**** DATA EXTRACT ****
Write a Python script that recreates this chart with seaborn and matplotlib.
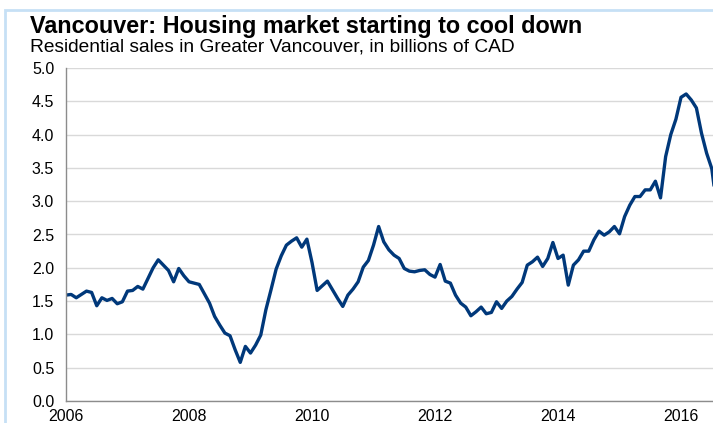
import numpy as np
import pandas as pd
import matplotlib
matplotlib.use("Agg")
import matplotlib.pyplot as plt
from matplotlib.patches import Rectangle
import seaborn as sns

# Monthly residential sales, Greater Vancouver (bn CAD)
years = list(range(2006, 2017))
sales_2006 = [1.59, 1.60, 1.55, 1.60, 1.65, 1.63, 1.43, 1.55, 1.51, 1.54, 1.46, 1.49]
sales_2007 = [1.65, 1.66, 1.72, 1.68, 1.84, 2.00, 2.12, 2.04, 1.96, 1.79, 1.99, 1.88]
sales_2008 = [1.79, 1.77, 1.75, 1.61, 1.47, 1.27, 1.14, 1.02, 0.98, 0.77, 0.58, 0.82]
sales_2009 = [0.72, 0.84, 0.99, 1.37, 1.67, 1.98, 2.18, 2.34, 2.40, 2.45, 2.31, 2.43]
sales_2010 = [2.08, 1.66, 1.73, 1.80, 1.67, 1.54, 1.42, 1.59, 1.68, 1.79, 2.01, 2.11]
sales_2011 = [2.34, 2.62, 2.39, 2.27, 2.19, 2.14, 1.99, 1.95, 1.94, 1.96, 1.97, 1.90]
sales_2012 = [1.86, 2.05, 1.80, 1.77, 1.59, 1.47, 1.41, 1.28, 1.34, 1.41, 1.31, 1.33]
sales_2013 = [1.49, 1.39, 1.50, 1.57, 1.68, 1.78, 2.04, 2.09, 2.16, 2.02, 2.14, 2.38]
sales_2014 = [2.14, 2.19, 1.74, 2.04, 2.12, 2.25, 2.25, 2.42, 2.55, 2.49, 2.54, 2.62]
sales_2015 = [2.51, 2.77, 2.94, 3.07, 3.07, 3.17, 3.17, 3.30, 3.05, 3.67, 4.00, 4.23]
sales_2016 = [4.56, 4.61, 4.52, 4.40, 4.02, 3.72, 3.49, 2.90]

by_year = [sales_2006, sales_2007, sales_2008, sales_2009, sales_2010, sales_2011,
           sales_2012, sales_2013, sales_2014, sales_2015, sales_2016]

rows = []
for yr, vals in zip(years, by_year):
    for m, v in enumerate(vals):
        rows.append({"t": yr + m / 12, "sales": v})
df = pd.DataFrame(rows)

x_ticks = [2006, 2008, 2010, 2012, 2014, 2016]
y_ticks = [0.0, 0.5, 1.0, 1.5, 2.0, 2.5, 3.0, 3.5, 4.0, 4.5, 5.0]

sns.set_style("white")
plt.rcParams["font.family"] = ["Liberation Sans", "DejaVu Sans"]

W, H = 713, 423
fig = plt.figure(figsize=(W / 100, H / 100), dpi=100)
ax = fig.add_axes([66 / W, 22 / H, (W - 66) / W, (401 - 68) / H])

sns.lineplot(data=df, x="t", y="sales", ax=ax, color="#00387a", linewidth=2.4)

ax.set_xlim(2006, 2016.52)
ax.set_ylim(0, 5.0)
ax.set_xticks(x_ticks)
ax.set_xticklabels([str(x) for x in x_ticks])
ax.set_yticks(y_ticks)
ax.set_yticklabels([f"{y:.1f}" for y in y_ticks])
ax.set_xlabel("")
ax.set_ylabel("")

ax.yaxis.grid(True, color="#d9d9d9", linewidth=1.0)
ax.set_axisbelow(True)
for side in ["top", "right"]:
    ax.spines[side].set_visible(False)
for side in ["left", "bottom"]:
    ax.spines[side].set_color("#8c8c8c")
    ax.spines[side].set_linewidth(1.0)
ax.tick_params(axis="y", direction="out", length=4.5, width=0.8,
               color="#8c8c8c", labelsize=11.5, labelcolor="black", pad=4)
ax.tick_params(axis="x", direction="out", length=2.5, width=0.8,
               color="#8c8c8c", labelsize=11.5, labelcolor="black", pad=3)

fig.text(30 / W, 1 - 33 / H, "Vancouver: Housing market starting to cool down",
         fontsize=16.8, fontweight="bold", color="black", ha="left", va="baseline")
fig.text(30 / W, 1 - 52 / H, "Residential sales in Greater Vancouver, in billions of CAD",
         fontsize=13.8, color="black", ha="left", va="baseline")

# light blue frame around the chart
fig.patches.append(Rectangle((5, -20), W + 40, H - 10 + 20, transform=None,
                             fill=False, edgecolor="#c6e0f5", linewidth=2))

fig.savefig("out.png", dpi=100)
****
Copy out each line exactly, without the pictures.

ANSWER TO THIS EXERCISE
Write a Python script that recreates this chart with seaborn and matplotlib.
import numpy as np
import pandas as pd
import matplotlib
matplotlib.use("Agg")
import matplotlib.pyplot as plt
from matplotlib.patches import Rectangle
import seaborn as sns

# Monthly residential sales, Greater Vancouver (bn CAD)
years = list(range(2006, 2017))
sales_2006 = [1.59, 1.60, 1.55, 1.60, 1.65, 1.63, 1.43, 1.55, 1.51, 1.54, 1.46, 1.49]
sales_2007 = [1.65, 1.66, 1.72, 1.68, 1.84, 2.00, 2.12, 2.04, 1.96, 1.79, 1.99, 1.88]
sales_2008 = [1.79, 1.77, 1.75, 1.61, 1.47, 1.27, 1.14, 1.02, 0.98, 0.77, 0.58, 0.82]
sales_2009 = [0.72, 0.84, 0.99, 1.37, 1.67, 1.98, 2.18, 2.34, 2.40, 2.45, 2.31, 2.43]
sales_2010 = [2.08, 1.66, 1.73, 1.80, 1.67, 1.54, 1.42, 1.59, 1.68, 1.79, 2.01, 2.11]
sales_2011 = [2.34, 2.62, 2.39, 2.27, 2.19, 2.14, 1.99, 1.95, 1.94, 1.96, 1.97, 1.90]
sales_2012 = [1.86, 2.05, 1.80, 1.77, 1.59, 1.47, 1.41, 1.28, 1.34, 1.41, 1.31, 1.33]
sales_2013 = [1.49, 1.39, 1.50, 1.57, 1.68, 1.78, 2.04, 2.09, 2.16, 2.02, 2.14, 2.38]
sales_2014 = [2.14, 2.19, 1.74, 2.04, 2.12, 2.25, 2.25, 2.42, 2.55, 2.49, 2.54, 2.62]
sales_2015 = [2.51, 2.77, 2.94, 3.07, 3.07, 3.17, 3.17, 3.30, 3.05, 3.67, 4.00, 4.23]
sales_2016 = [4.56, 4.61, 4.52, 4.40, 4.02, 3.72, 3.49, 2.90]

by_year = [sales_2006, sales_2007, sales_2008, sales_2009, sales_2010, sales_2011,
           sales_2012, sales_2013, sales_2014, sales_2015, sales_2016]

rows = []
for yr, vals in zip(years, by_year):
    for m, v in enumerate(vals):
        rows.append({"t": yr + m / 12, "sales": v})
df = pd.DataFrame(rows)

x_ticks = [2006, 2008, 2010, 2012, 2014, 2016]
y_ticks = [0.0, 0.5, 1.0, 1.5, 2.0, 2.5, 3.0, 3.5, 4.0, 4.5, 5.0]

sns.set_style("white")
plt.rcParams["font.family"] = ["Liberation Sans", "DejaVu Sans"]

W, H = 713, 423
fig = plt.figure(figsize=(W / 100, H / 100), dpi=100)
ax = fig.add_axes([66 / W, 22 / H, (W - 66) / W, (401 - 68) / H])

sns.lineplot(data=df, x="t", y="sales", ax=ax, color="#00387a", linewidth=2.4)

ax.set_xlim(2006, 2016.52)
ax.set_ylim(0, 5.0)
ax.set_xticks(x_ticks)
ax.set_xticklabels([str(x) for x in x_ticks])
ax.set_yticks(y_ticks)
ax.set_yticklabels([f"{y:.1f}" for y in y_ticks])
ax.set_xlabel("")
ax.set_ylabel("")

ax.yaxis.grid(True, color="#d9d9d9", linewidth=1.0)
ax.set_axisbelow(True)
for side in ["top", "right"]:
    ax.spines[side].set_visible(False)
for side in ["left", "bottom"]:
    ax.spines[side].set_color("#8c8c8c")
    ax.spines[side].set_linewidth(1.0)
ax.tick_params(axis="y", direction="out", length=4.5, width=0.8,
               color="#8c8c8c", labelsize=11.5, labelcolor="black", pad=4)
ax.tick_params(axis="x", direction="out", length=2.5, width=0.8,
               color="#8c8c8c", labelsize=11.5, labelcolor="black", pad=3)

fig.text(30 / W, 1 - 33 / H, "Vancouver: Housing market starting to cool down",
         fontsize=16.8, fontweight="bold", color="black", ha="left", va="baseline")
fig.text(30 / W, 1 - 52 / H, "Residential sales in Greater Vancouver, in billions of CAD",
         fontsize=13.8, color="black", ha="left", va="baseline")

# light blue frame around the chart
fig.patches.append(Rectangle((5, -20), W + 40, H - 10 + 20, transform=None,
                             fill=False, edgecolor="#c6e0f5", linewidth=2))

fig.savefig("out.png", dpi=100)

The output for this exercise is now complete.